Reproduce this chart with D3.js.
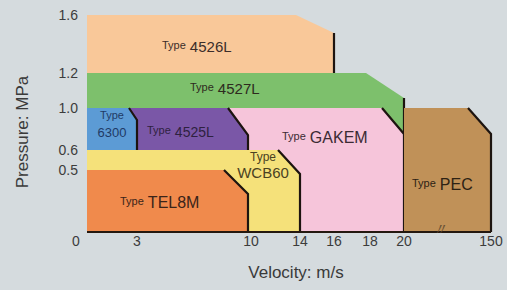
<!DOCTYPE html>
<html>
<head>
<meta charset="utf-8">
<script src="https://cdn.jsdelivr.net/npm/d3@7"></script>
<style>
  html, body { margin: 0; padding: 0; background: #d5dbde; }
  svg { display: block; font-family: "Liberation Sans", Arial, sans-serif; }
</style>
</head>
<body>
<svg id="chart"></svg>
<script>
var width = 507, height = 290;
var svg = d3.select("#chart").attr("width", width).attr("height", height);

// valve types, drawn back to front
var types = ["4526L", "4527L", "GAKEM", "4525L", "6300", "WCB60", "TEL8M", "PEC"];
var velFrom = [0, 0, 0, 0, 0, 0, 0, 20];
var velTo = [16, 20, 20, 10, 3, 14, 10, 150];
var pressMax = [1.6, 1.2, 1.0, 1.0, 1.0, 0.6, 0.5, 1.0];

var xTicks = [3, 10, 14, 16, 18, 20, 150];
var yTicks = [0.5, 0.6, 1.0, 1.2, 1.6];

// the axes are not uniform in the original, so use piecewise scales
var x = d3.scaleLinear()
  .domain([0, 3, 10, 14, 16, 18, 20, 150])
  .range([87, 137, 248, 300, 334, 370, 404, 491]);
var y = d3.scaleLinear()
  .domain([0, 0.5, 0.6, 1.0, 1.2, 1.6])
  .range([232, 170, 150, 108, 73, 15]);

var fills = ["#f9c899", "#7dc06c", "#f6c5da", "#7a57a7", "#5c9bd5", "#f5e17a", "#f08a4c", "#c09158"];
var textCol = ["#3b2d2a", "#2e2a1e", "#3b2b33", "#2e2140", "#1f3a66", "#4a4222", "#3a2419", "#2d2214"];
// corner cut [dx, dy] in px, and whether the cut edge is dark
var cuts = [[38, 18, false], [38, 25, false], [22, 26, true], [20, 27, true], [8, 12, true], [22, 24, true], [24, 24, true], [23, 26, true]];

var boxes = types.map(function (t, i) {
  return { name: t, v0: velFrom[i], v1: velTo[i], p: pressMax[i], i: i };
});

function shape(d) {
  var x0 = x(d.v0), x1 = x(d.v1), top = y(d.p), bot = y(0);
  var c = cuts[d.i];
  return [[x0, bot], [x0, top], [x1 - c[0], top], [x1, top + c[1]], [x1, bot]];
}

var g = svg.selectAll("g.box")
  .data(boxes)
  .enter().append("g")
  .attr("class", "box");

g.append("polygon")
  .attr("points", function (d) { return shape(d).join(" "); })
  .attr("fill", function (d) { return fills[d.i]; });

// dark right edge (and dark corner cut for most types)
g.append("path")
  .attr("fill", "none")
  .attr("stroke", "#1d1410")
  .attr("stroke-width", 2.2)
  .attr("d", function (d) {
    var p = shape(d);
    if (cuts[d.i][2]) return d3.line()([p[2], p[3], p[4]]);
    return d3.line()([p[3], p[4]]);
  });

// baseline
svg.append("line")
  .attr("x1", x(0)).attr("x2", x(150))
  .attr("y1", y(0)).attr("y2", y(0))
  .attr("stroke", "#24180f")
  .attr("stroke-width", 2.2);

// axis break mark on the PEC span
svg.append("text")
  .attr("x", 439).attr("y", 235)
  .attr("text-anchor", "middle")
  .attr("font-size", 17)
  .attr("fill", "#6a5236")
  .attr("font-style", "italic")
  .text("〃");

// labels: small "Type" then the name
var labelPos = {
  "4526L": { x: 162, y: 52, size: 15 },
  "4527L": { x: 190, y: 94, size: 15 },
  "GAKEM": { x: 282, y: 143, size: 16 },
  "4525L": { x: 147, y: 137, size: 14 },
  "TEL8M": { x: 120, y: 208, size: 16 },
  "PEC":   { x: 412, y: 190, size: 16 }
};
boxes.forEach(function (d) {
  var lp = labelPos[d.name];
  if (!lp) return;
  var t = svg.append("text")
    .attr("x", lp.x).attr("y", lp.y)
    .attr("fill", textCol[d.i]);
  t.append("tspan").attr("font-size", 11).attr("dy", -3).text("Type");
  t.append("tspan").attr("font-size", lp.size).attr("dx", 4).attr("dy", 3).text(d.name);
});

// two-line labels
var stacked = { "6300": { x: 112, y1: 119, y2: 137, s1: 11, s2: 13 },
                "WCB60": { x: 263, y1: 161, y2: 178, s1: 12, s2: 15 } };
boxes.forEach(function (d) {
  var sp = stacked[d.name];
  if (!sp) return;
  svg.append("text").attr("x", sp.x).attr("y", sp.y1)
    .attr("text-anchor", "middle").attr("font-size", sp.s1)
    .attr("fill", textCol[d.i]).text("Type");
  svg.append("text").attr("x", sp.x).attr("y", sp.y2)
    .attr("text-anchor", "middle").attr("font-size", sp.s2)
    .attr("fill", textCol[d.i]).text(d.name);
});

// tick labels
svg.selectAll("text.xt")
  .data(xTicks)
  .enter().append("text")
  .attr("class", "xt")
  .attr("x", function (d) { return x(d) + (d == 10 ? 3 : 0); })
  .attr("y", 246)
  .attr("text-anchor", "middle")
  .attr("font-size", 14)
  .attr("fill", "#3c3c3c")
  .text(function (d) { return d; });

svg.selectAll("text.yt")
  .data(yTicks)
  .enter().append("text")
  .attr("class", "yt")
  .attr("x", 78)
  .attr("y", function (d) { return y(d); })
  .attr("dy", "0.35em")
  .attr("text-anchor", "end")
  .attr("font-size", 14)
  .attr("fill", "#3c3c3c")
  .text(function (d) { return d.toFixed(1); });

svg.append("text")
  .attr("x", 76).attr("y", 246)
  .attr("text-anchor", "middle")
  .attr("font-size", 14)
  .attr("fill", "#3c3c3c")
  .text("0");

// axis titles
svg.append("text")
  .attr("transform", "translate(28,132) rotate(-90)")
  .attr("text-anchor", "middle")
  .attr("font-size", 17)
  .attr("fill", "#3a3a3a")
  .text("Pressure: MPa");

svg.append("text")
  .attr("x", 296).attr("y", 278)
  .attr("text-anchor", "middle")
  .attr("font-size", 17)
  .attr("fill", "#3a3a3a")
  .text("Velocity: m/s");
</script>
</body>
</html>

────

• _Exercise task_:
Count the lines above that contain the word "chart", and reply with only that number.

• _Response to the exercise_:
3